It is evident that those who brave the traffic and eagerly await Friday’s are the heroes of the tax community.
The major sources of tax revenue contributing to the Tax Cookie Jar
- Personal Income Tax (PIT) – 40%
- Value Added Tax (VAT) – 26.5%
- Corporate Income Tax (CIT) – 17.4%
- Other Taxes – 16.1%
Will the sources of tax revenue change in the future?
According to trusted sources, the mix of tax revenue sources for the South African fiscus is likely to change over time. The core pillars, personal income tax, value added tax and corporate tax will be dominant with small changes.
The change will be gradual, driven by:
- Economic change
- Technological changes
- Demographic and Political changes
- Global trends

The article presented in this edition is an introduction to Taxes and Accounting. We plan to write daily articles on Tax and Accounting as they are closely related to each other.
If we consider the drivers of change , we will explain each in detail and request your input related to the above mentioned.
Accounting has been transformed by technology, the bookkeepers function has changed from a number cruncher to a financial specialist.

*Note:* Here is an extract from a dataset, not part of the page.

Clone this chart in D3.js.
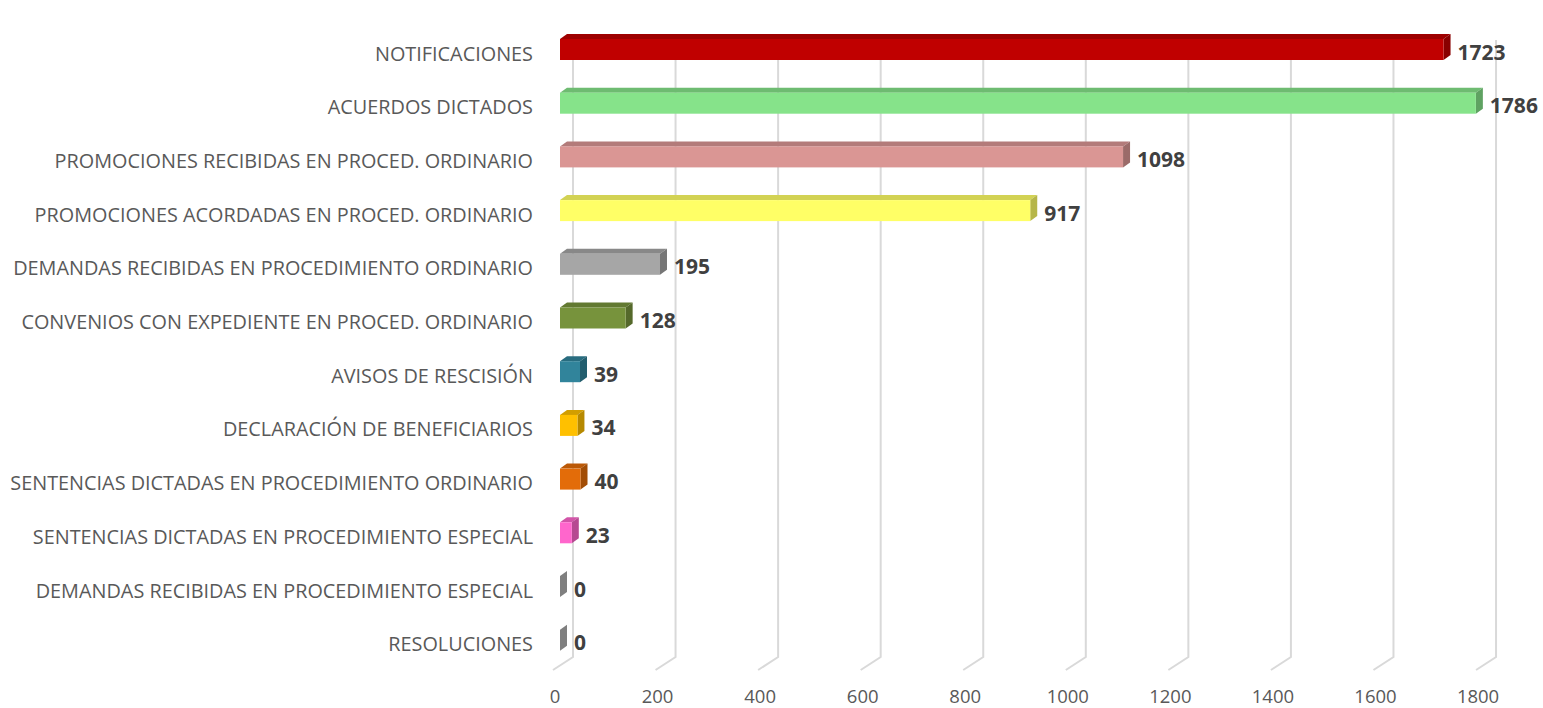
<!DOCTYPE html>
<html><head><meta charset="utf-8">
<script src="https://cdn.jsdelivr.net/npm/d3@7"></script>
<style>body{margin:0;background:#fff}svg{display:block}</style>
</head><body>
<svg id="chart" width="1543" height="708"></svg>
<script>
const categories = [
  "NOTIFICACIONES",
  "ACUERDOS DICTADOS",
  "PROMOCIONES RECIBIDAS EN PROCED. ORDINARIO",
  "PROMOCIONES ACORDADAS EN PROCED. ORDINARIO",
  "DEMANDAS RECIBIDAS EN PROCEDIMIENTO ORDINARIO",
  "CONVENIOS CON EXPEDIENTE EN PROCED. ORDINARIO",
  "AVISOS DE RESCISIÓN",
  "DECLARACIÓN DE BENEFICIARIOS",
  "SENTENCIAS DICTADAS EN PROCEDIMIENTO ORDINARIO",
  "SENTENCIAS DICTADAS EN PROCEDIMIENTO ESPECIAL",
  "DEMANDAS RECIBIDAS EN PROCEDIMIENTO ESPECIAL",
  "RESOLUCIONES"
];
const values = [1723, 1786, 1098, 917, 195, 128, 39, 34, 40, 23, 0, 0];
const colors = ["#C00000","#86E38A","#DA9694","#FFFF66","#A6A6A6","#77933C","#31849B","#FFC000","#E36C09","#FF66CC","#7F7F7F","#7F7F7F"];
const ticks = [0, 200, 400, 600, 800, 1000, 1200, 1400, 1600, 1800];

const svg = d3.select("#chart");
const x = d3.scaleLinear().domain([0, 1800]).range([560, 560 + 1800 * 0.5128]);
const step = 53.7;
const y = d3.scaleBand().domain(categories)
  .range([49.5 - step / 2, 49.5 - step / 2 + step * categories.length])
  .paddingInner(1 - 21 / step).paddingOuter((1 - 21 / step) / 2);

const wallDx = 13;
const barDx = 7, barDy = -5;
const wallTop = 40, wallBottom = 657;

// gridlines
const g = svg.append("g");
ticks.forEach(t => {
  const bx = x(t) + wallDx;
  g.append("path")
    .attr("d", `M${bx},${wallTop}L${bx},${wallBottom}L${bx - 20},${wallBottom + 13}`)
    .attr("fill", "none").attr("stroke", "#D9D9D9").attr("stroke-width", 2);
  g.append("text").attr("x", bx - 18).attr("y", 703)
    .attr("text-anchor", "middle").attr("font-family", "Open Sans")
    .attr("font-size", 18.5).attr("fill", "#595959").text(t);
});

// bars
const bars = svg.append("g");
categories.forEach((c, i) => {
  const v = values[i];
  const x0 = x(0), x1 = x(v);
  const yt = y(c), h = y.bandwidth(), yb = yt + h;
  const col = d3.color(colors[i]);
  const top = col.darker(0.55), side = col.darker(0.95);
  if (v > 0) {
    bars.append("path")
      .attr("d", `M${x0},${yt}L${x0 + barDx},${yt + barDy}L${x1 + barDx},${yt + barDy}L${x1},${yt}Z`)
      .attr("fill", top);
    bars.append("path")
      .attr("d", `M${x1},${yt}L${x1 + barDx},${yt + barDy}L${x1 + barDx},${yb + barDy}L${x1},${yb}Z`)
      .attr("fill", side);
    bars.append("rect").attr("x", x0).attr("y", yt).attr("width", x1 - x0).attr("height", h)
      .attr("fill", colors[i]);
  } else {
    bars.append("path")
      .attr("d", `M${x0},${yt}L${x0 + barDx},${yt + barDy}L${x0 + barDx},${yb + barDy}L${x0},${yb}Z`)
      .attr("fill", colors[i]);
  }
  bars.append("text").attr("x", x1 + barDx + 7).attr("y", yt + h / 2 + 10)
    .attr("font-family", "Open Sans").attr("font-weight", "bold")
    .attr("font-size", 21).attr("fill", "#404040").text(v);
});

// category labels
const labels = svg.append("g");
const lab = labels.selectAll("text").data(categories).join("text")
  .attr("x", 533).attr("y", d => y(d) + y.bandwidth() / 2 + 11)
  .attr("text-anchor", "end").attr("font-family", "Open Sans")
  .attr("font-size", 16).attr("fill", "#595959").text(d => d);
let maxW = 0;
lab.each(function(){ maxW = Math.max(maxW, this.getComputedTextLength()); });
const fs = 16 * 523 / maxW;
lab.attr("font-size", fs);
</script>
</body></html>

Understanding the impact of tax enforcement and the ethics in accounting is of the utmost importance.
Let’s discuss and introduce the four points that will contribute to the differing changes in tax in future.
Economic
South Africa is dependent on personal income tax (PIT) but why is this risky?
- The tax base is narrow (few high earners pay most PIT)
- High unemployment will reduce PIT growth
The future plan will seek broader consumption taxes (VAT) or devise new taxes.
Technological Changes
SARS is using AI and Data Analytics to improve compliance.